Jak donosi The Sun, powołując się na amerykańskie źródła wywiadowcze, Rosja ma zaatakować Ukrainę w nocy z 15 na 16 lutego.
Pomimo wycofania części swoich wojsk z ukraińsko-rosyjskiej granicy, planowany jest silny ostrzał rakietowy. Oczywiście nic nie jest pewne dopóki się nie wydarzy, ale należy spodziewać się fali uchodźców wojennych, którzy mogą napływać do Polski w razie konfliktu.
Wicepremier Jacek Sasin spotkał się z sekretarz energii Jennifer Granholm oraz szefową Międzynarodowego Funduszu Walutowego Kristaliną Georgiewą. Tematem rozmów była sytuacja energetyczna w Europie, ale także poruszona została sprawa uchodźców.
Sasin na konferencji prasowej został zapewniony przez Amerykanów, iż pomogą Polsce w razie kryzysu uchodźczego, jaki może wystąpić w przypadku rosyjskiej inwazji na Ukrainę.

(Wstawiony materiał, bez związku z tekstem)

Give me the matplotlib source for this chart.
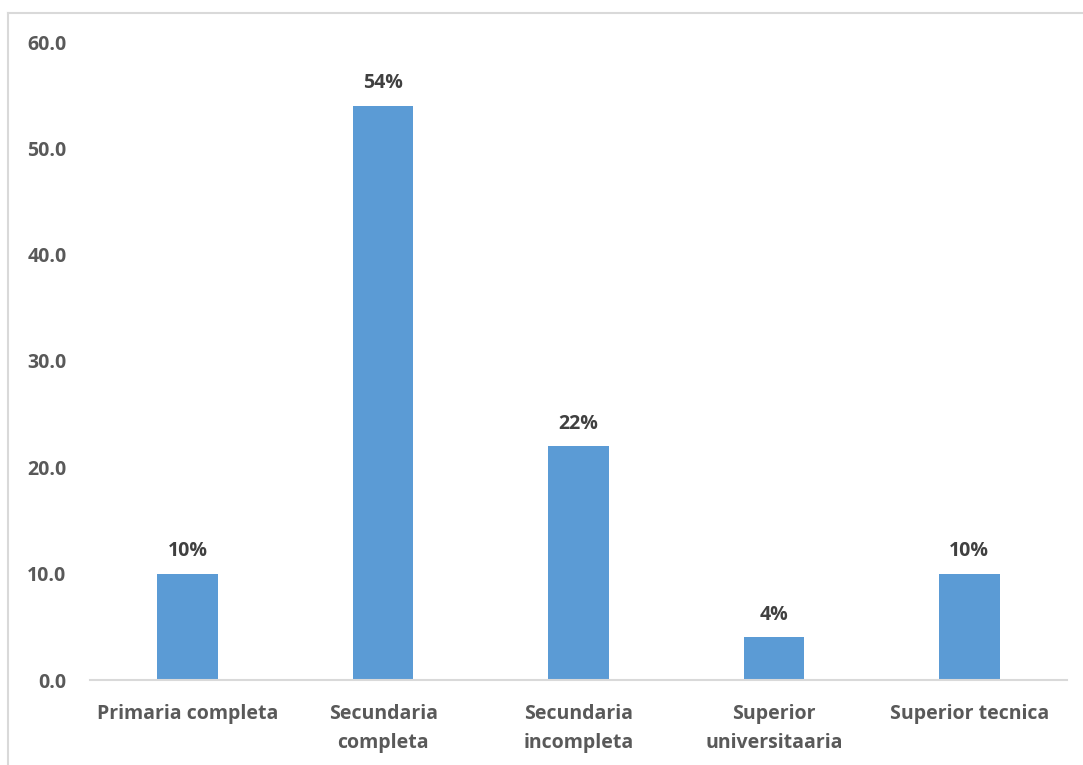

– Zasygnalizowałem, że jeśli do tego dojdzie, będziemy się zwracali o wsparcie zarówno do Stanów Zjednoczonych, jak i do Unii Europejskiej. Pani sekretarz wyraziła ogólne poparcie dla naszych działań i zapewnienie, że jeśli będzie taka potrzeba, to tą pomoc uzyskamy – dodał polski wicepremier.
Jego słowa potwierdził rzecznik Pentagonu John Kirby.

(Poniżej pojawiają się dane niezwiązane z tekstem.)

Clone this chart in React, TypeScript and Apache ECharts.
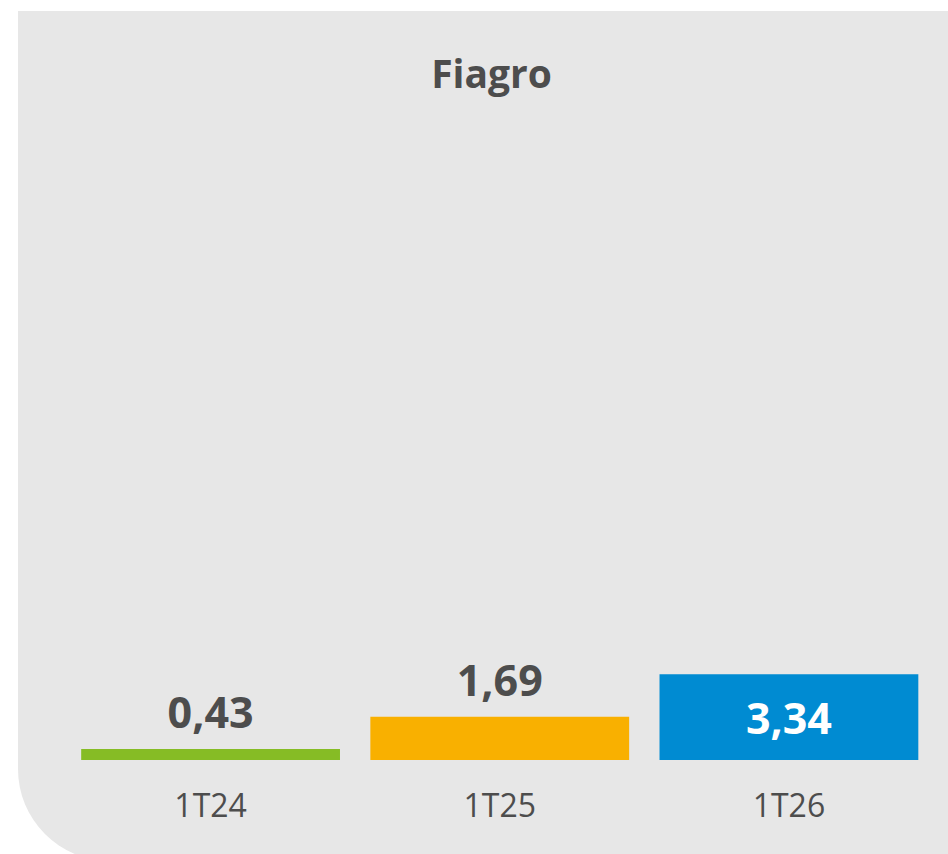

– Amerykańscy żołnierze, którzy trafili do Polski ściśle współpracują z polskimi władzami, by wspomóc je w panowaniu nad falą uchodźców, jaką mogłaby wywołać inwazja Rosji na Ukrainę i nad ich ewakuacją – oświadczył.
Równocześnie, po raz kolejny podkreślił, że trzy tysiące żołnierzy 82. dywizji powietrznodesantowej, którzy niedawno przylecieli do Polski, nie zostaną dyslokowani na Ukrainę w przypadku rosyjskiej inwazji i nie wezmą udziału w żadnych walkach.
Rzecznik Pentagonu wątpi w to, że obecność tak dużej rosyjskiej grupy bojowej na ukraińskiej granicy ma związek jedynie z planowanymi ćwiczeniami.
– Putin nadal zwiększa swoją gotowość do inwazji i robi wszystko tak, jakby był zdecydowany na podjęcie działań militarnych – zakończył swoją wypowiedź Kirby.
Czy jesteśmy gotowi przyjąć nieznaną ilość ludzi naprawdę potrzebujących pomocy?
Czy pośród nich nie znajdą się fałszywi uchodźcy, działający na rzecz agresora?
Czy służby poradzą sobie z tak ogromnym problemem?
Czy jako społeczeństwo sprostamy takiemu zadaniu?
Odpowiedzi na te pytania na razie nie da się uzyskać i pozostaje mieć nadzieję, że nie będziemy ich potrzebować.